Asked about product mix, executives said the mix had been roughly two-thirds Cash Offer and one-third Direct Plus, but with three products now emphasized (Cash Offer, marketplace, and listing), they expect the mix to move toward a 50/50 balance between Cash Offer and marketplace over time, with month-to-month variability. Knag also noted the company plans to begin breaking out volumes for additional products in its KPI disclosures.

Bair said AI is being applied across the company, including pricing sensitivity and operational decision-making, leveraging a decade of data. He also pointed to near-term use cases such as AI voice tools for scheduling home inspections and handling customer questions, which he said could reduce labor intensity. Knag, discussing the path to profitability, emphasized that while additional expense reductions are possible, the “biggest piece” remaining is scaling transaction volume toward the company’s 1,000-per-quarter target.

On a policy-related question about potential restrictions on institutional investors buying single-family homes, Bair said Offerpad owns homes short term and is aligned with a focus on affordability and homeownership. He added that for the Cash Offer Marketplace, Offerpad has diversified its buyer base across different types of cash buyers, and is monitoring the situation.
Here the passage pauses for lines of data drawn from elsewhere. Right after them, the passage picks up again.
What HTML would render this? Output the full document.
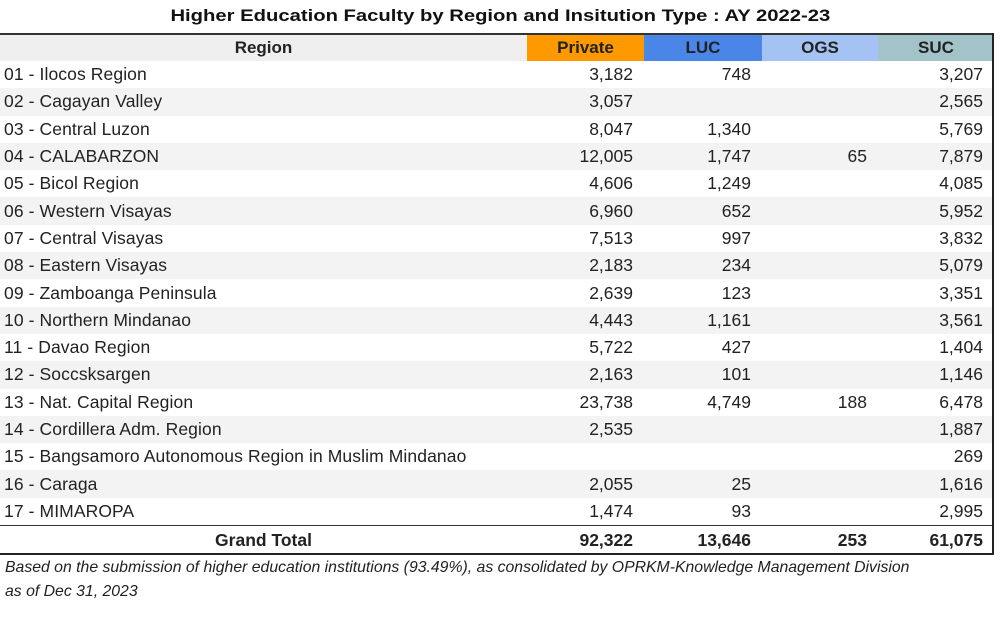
<!DOCTYPE html>
<html><head><style>
body{margin:0;width:1000px;height:621px;background:#fff;font-family:"Liberation Sans",sans-serif;position:relative;overflow:hidden}
.t{position:absolute;top:6px;left:0;width:1000px;text-align:center;font-weight:bold;font-size:17px;color:#111;transform:scaleX(1.19);transform-origin:498px 0}
table{position:absolute;left:0;top:33px;border-collapse:collapse;font-size:17.5px;color:#222;table-layout:fixed;width:994px}
td,th{height:27.3px;padding:0;white-space:nowrap;overflow:hidden}
th{font-weight:bold;text-align:center;height:26px;font-size:17px}
td.n{text-align:right;padding-right:11px}
td.r{padding-left:4px;letter-spacing:0.1px}
tr.g td{background:#f3f3f3}
tr.hd{border-top:2px solid #333}
tr.tot td{border-top:1.5px solid #333;font-weight:bold;height:28px}
.wrap{position:absolute;left:0;top:33px;width:992px;height:520px;border-right:2px solid #222;border-bottom:2px solid #222}
.f{position:absolute;left:5px;font-style:italic;font-size:15.8px;color:#222}
</style></head><body>
<div class="t">Higher Education Faculty by Region and Insitution Type : AY 2022-23</div>
<table>
<colgroup><col style="width:527px"><col style="width:117px"><col style="width:118px"><col style="width:116px"><col style="width:116px"></colgroup>
<tr class="hd"><th style="background:#efefef">Region</th><th style="background:#ff9900">Private</th><th style="background:#4a86e8">LUC</th><th style="background:#a4c2f4">OGS</th><th style="background:#a2c4c9">SUC</th></tr>
<tr><td class="r">01 - Ilocos Region</td><td class="n">3,182</td><td class="n">748</td><td class="n"></td><td class="n">3,207</td></tr>
<tr class="g"><td class="r">02 - Cagayan Valley</td><td class="n">3,057</td><td class="n"></td><td class="n"></td><td class="n">2,565</td></tr>
<tr><td class="r">03 - Central Luzon</td><td class="n">8,047</td><td class="n">1,340</td><td class="n"></td><td class="n">5,769</td></tr>
<tr class="g"><td class="r">04 - CALABARZON</td><td class="n">12,005</td><td class="n">1,747</td><td class="n">65</td><td class="n">7,879</td></tr>
<tr><td class="r">05 - Bicol Region</td><td class="n">4,606</td><td class="n">1,249</td><td class="n"></td><td class="n">4,085</td></tr>
<tr class="g"><td class="r">06 - Western Visayas</td><td class="n">6,960</td><td class="n">652</td><td class="n"></td><td class="n">5,952</td></tr>
<tr><td class="r">07 - Central Visayas</td><td class="n">7,513</td><td class="n">997</td><td class="n"></td><td class="n">3,832</td></tr>
<tr class="g"><td class="r">08 - Eastern Visayas</td><td class="n">2,183</td><td class="n">234</td><td class="n"></td><td class="n">5,079</td></tr>
<tr><td class="r">09 - Zamboanga Peninsula</td><td class="n">2,639</td><td class="n">123</td><td class="n"></td><td class="n">3,351</td></tr>
<tr class="g"><td class="r">10 - Northern Mindanao</td><td class="n">4,443</td><td class="n">1,161</td><td class="n"></td><td class="n">3,561</td></tr>
<tr><td class="r">11 - Davao Region</td><td class="n">5,722</td><td class="n">427</td><td class="n"></td><td class="n">1,404</td></tr>
<tr class="g"><td class="r">12 - Soccsksargen</td><td class="n">2,163</td><td class="n">101</td><td class="n"></td><td class="n">1,146</td></tr>
<tr><td class="r">13 - Nat. Capital Region</td><td class="n">23,738</td><td class="n">4,749</td><td class="n">188</td><td class="n">6,478</td></tr>
<tr class="g"><td class="r">14 - Cordillera Adm. Region</td><td class="n">2,535</td><td class="n"></td><td class="n"></td><td class="n">1,887</td></tr>
<tr><td class="r">15 - Bangsamoro Autonomous Region in Muslim Mindanao</td><td class="n"></td><td class="n"></td><td class="n"></td><td class="n">269</td></tr>
<tr class="g"><td class="r">16 - Caraga</td><td class="n">2,055</td><td class="n">25</td><td class="n"></td><td class="n">1,616</td></tr>
<tr><td class="r">17 - MIMAROPA</td><td class="n">1,474</td><td class="n">93</td><td class="n"></td><td class="n">2,995</td></tr>
<tr class="tot"><td style="text-align:center">Grand Total</td><td class="n">92,322</td><td class="n">13,646</td><td class="n">253</td><td class="n">61,075</td></tr>
</table>
<div class="wrap"></div>
<div class="f" style="top:559px">Based on the submission of higher education institutions (93.49%), as consolidated by OPRKM-Knowledge Management Division</div>
<div class="f" style="top:583px">as of Dec 31, 2023</div>
</body></html>
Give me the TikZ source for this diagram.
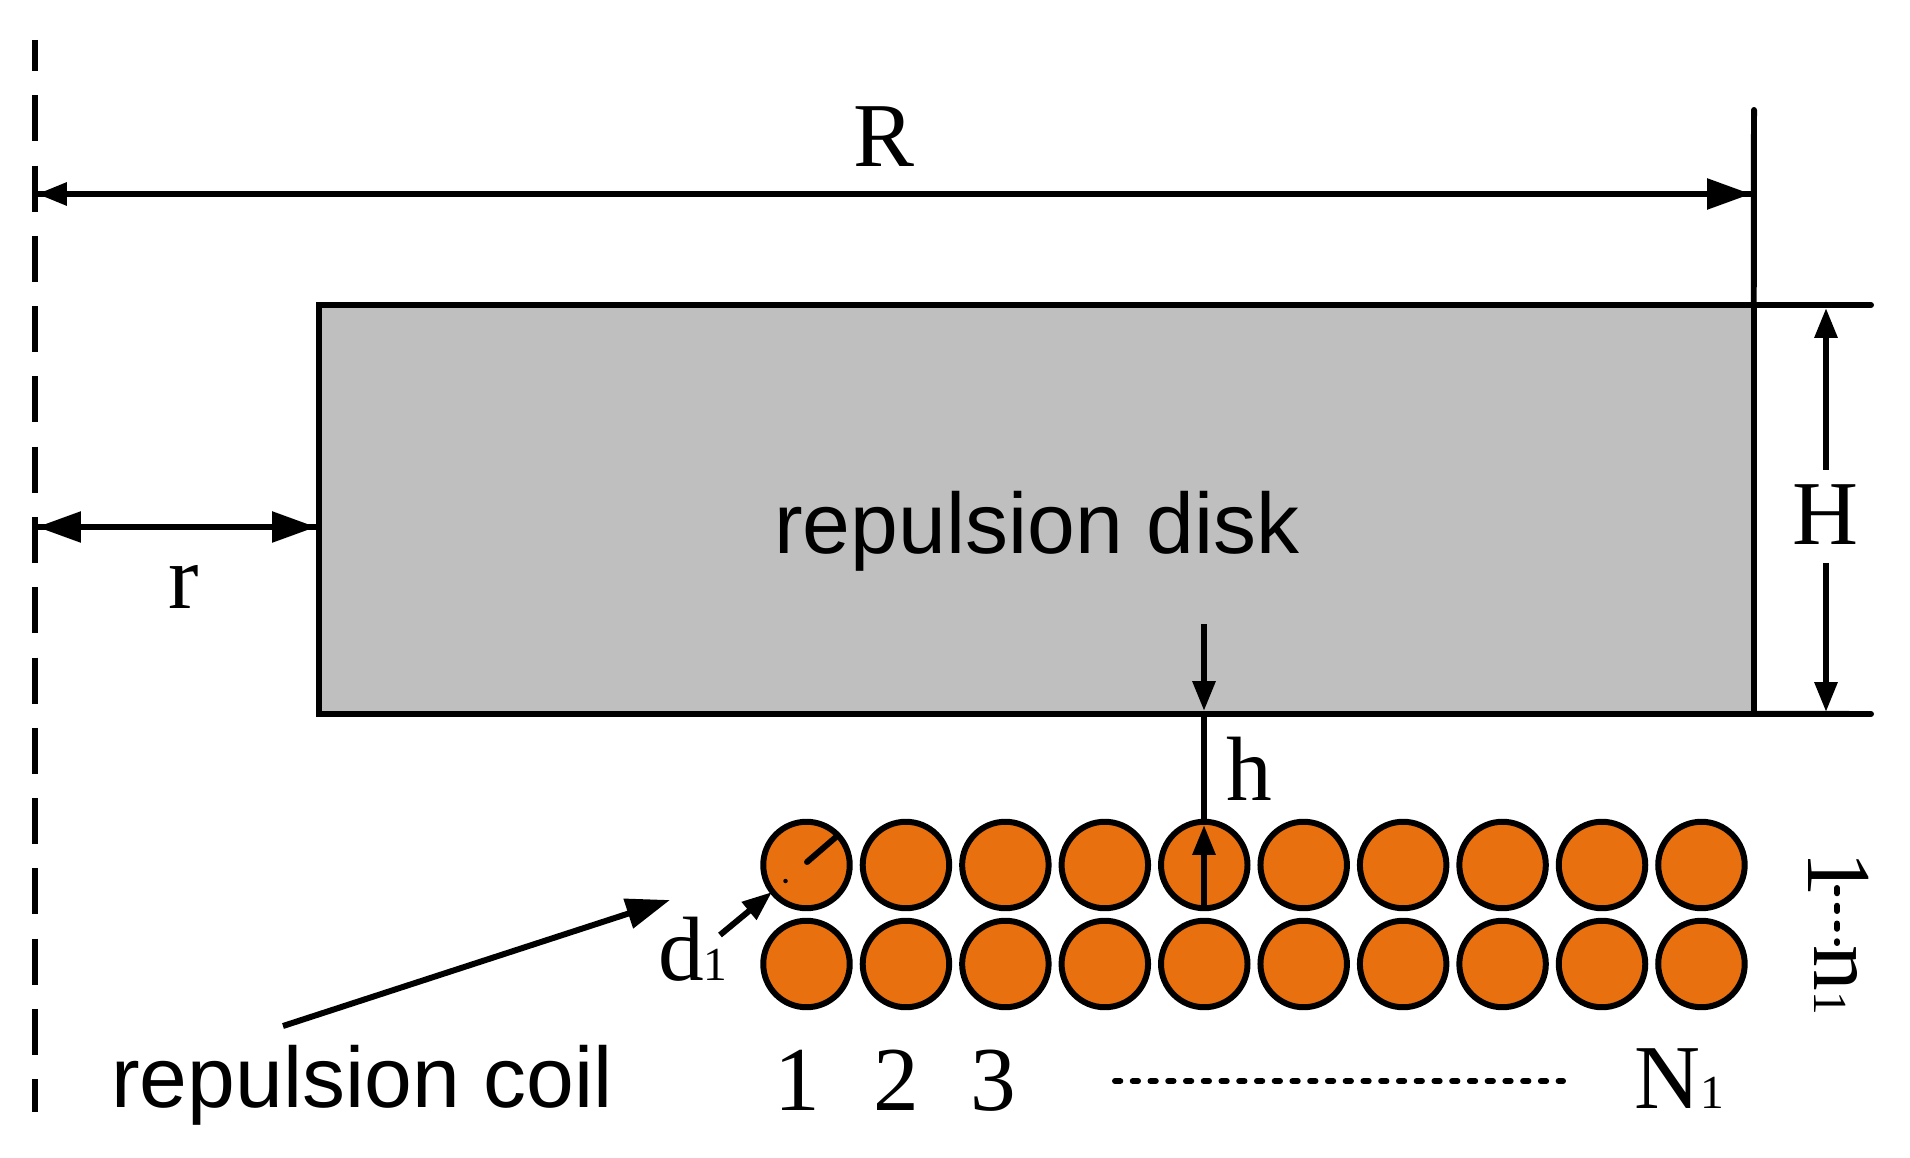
\documentclass[tikz,border=0pt]{standalone}
\usepackage{fontspec}
\setmainfont{Liberation Serif}
\setsansfont{Liberation Sans}
\usetikzlibrary{arrows.meta}
\definecolor{coilorange}{RGB}{233,112,14}
\definecolor{diskgray}{RGB}{191,191,191}
\newcommand{\subfont}{\fontsize{27}{30}\selectfont}
\tikzstyle{stroke} = [line width=3.4pt]
\tikzstyle{axisline} = [stroke, dash pattern=on 26.2pt off 13.8pt, dash phase=8.5pt]
\tikzstyle{arrow} = [stroke,->,>={Triangle[length=25pt,width=17pt]}]
\tikzstyle{smallarrow} = [stroke,->,>={Triangle[length=17pt,width=12.5pt]}]
\tikzstyle{sizetext} = [inner sep=0pt, anchor=base, font=\fontsize{52}{60}\selectfont]
\tikzstyle{parttext} = [inner sep=0pt, anchor=base, font=\sffamily\fontsize{48.9}{56}\selectfont]
\tikzstyle{wire} = [circle, draw=black, fill=coilorange, line width=3.4pt, inner sep=0pt, minimum size=1.73cm]
\tikzstyle{dotline} = [stroke, line cap=round, dash pattern=on 3pt off 7.1pt]

\begin{document}
\begin{tikzpicture}[x=0.02cm,y=-0.02cm]
        \useasboundingbox (0,0) rectangle (1910,1158);
        % disk
        \node (disk) [draw=black, fill=diskgray, line width=3.4pt, inner sep=0pt, outer sep=0pt, minimum width=28.7cm, minimum height=8.18cm, anchor=north west] at (319,305) {};
        \node (disktext) [parttext] at (1037,554) {repulsion disk};
        \coordinate (toptip) at (1871,305);
        \coordinate (bottip) at (1871,714);
        \coordinate (edgetop) at (1754,110);
        \coordinate (axistop) at (35,40);
        \coordinate (axisbot) at (35,1112);
        \draw [axisline] (axistop) -- (axisbot);
        % coil
        \foreach \i in {1,...,10} {
            \node (up\i) [wire] at ({806.5+99.44*(\i-1)},865) {};
            \node (lo\i) [wire] at ({806.5+99.44*(\i-1)},964) {};
        }
        % dimensions
        \coordinate (rleft) at (37,194);
        \coordinate (rright) at (1751,194);
        \draw [smallarrow] (rright) -- (rleft);
        \draw [arrow] (rleft) -- (rright);
        \node (bigr) [sizetext] at (884,167) {R};
        \coordinate (sleft) at (37,527);
        \coordinate (sright) at (316,527);
        \draw [arrow] (sleft) -- (sright);
        \draw [arrow] (sright) -- (sleft);
        \node (smallr) [sizetext] at (184,608) {r};
        \node (bigh) [sizetext] at (1825,544) {H};
        \coordinate (hup) at (1826,308);
        \coordinate (hmidup) at (1826,470);
        \coordinate (hmiddown) at (1826,563);
        \coordinate (hdown) at (1826,712);
        \draw [smallarrow] (hmidup) -- (hup);
        \draw [smallarrow] (hmiddown) -- (hdown);
        \coordinate (gaptop) at (1204,624);
        \coordinate (gapdisk) at (1204,711);
        \coordinate (gapwire) at (1204,825);
        \coordinate (gapbot) at (1204,910);
        \draw [smallarrow] (gaptop) -- (gapdisk);
        \draw [stroke] (gapdisk) -- (gapwire);
        \draw [smallarrow] (gapbot) -- (gapwire);
        \node (smallh) [sizetext] at (1249,800) {h};
        % wire diameter
        \coordinate (wirec) at (807,862);
        \coordinate (wirer) at (836,837);
        \draw [stroke, line cap=round] (wirec) -- (wirer);
        \node (wiredot) [circle, fill=black, inner sep=0pt, minimum size=0.09cm] at (785.5,881) {};
        \node (done) [sizetext] at (693,980) {d{\subfont 1}};
        \coordinate (dfrom) at (720,935);
        \coordinate (dto) at (772,892);
        \draw [smallarrow] (dfrom) -- (dto);
        % names
        \node (coiltext) [parttext, anchor=base west] at (111,1107) {repulsion coil};
        \coordinate (coilfrom) at (283,1026);
        \coordinate (coilto) at (670,900);
        \draw [arrow] (coilfrom) -- (coilto);
        % numbering
        \node (no1) [sizetext] at (797,1110) {1};
        \node (no2) [sizetext] at (896,1110) {2};
        \node (no3) [sizetext] at (993,1110) {3};
        \node (noN) [sizetext] at (1679,1108) {N{\subfont 1}};
        \coordinate (dotsleft) at (1115,1081);
        \coordinate (dotsright) at (1563,1081);
        \draw [dotline] (dotsleft) -- (dotsright);
        \node (layer1) [sizetext, anchor=base west, rotate=-90] at (1808,851) {1};
        \node (layern) [sizetext, anchor=base west, rotate=-90] at (1814,945) {n{\subfont 1}};
        \coordinate (layerdots) at (1837,888);
        \coordinate (layerdote) at (1837,943);
        \draw [dotline] (layerdots) -- (layerdote);
        % edges
        \draw [stroke, line cap=round] (disk.north east) -- (toptip);
        \draw [stroke, line cap=round] (disk.south east) -- (bottip);
        \draw [stroke, line cap=round] (edgetop) -- (disk.north east);
    \end{tikzpicture}
\end{document}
About Offerpad Solutions (NYSE:OPAD)

Offerpad Solutions, Inc, listed on the NYSE under the ticker OPAD, is a technology-driven real estate platform specializing in the direct purchase, renovation and resale of single-family homes. Since its founding in 2015 and headquartered in Chandler, Arizona, the company leverages proprietary data analytics and algorithms to deliver fast, all-cash offers and flexible closing timelines to homeowners in select markets across the United States.

The company’s core services include its Instant Offer program for home acquisitions, in-house renovation and repair services to prepare properties for resale, and a suite of ancillary offerings such as title and escrow, home trade-in solutions and mortgage origination through strategic partnerships.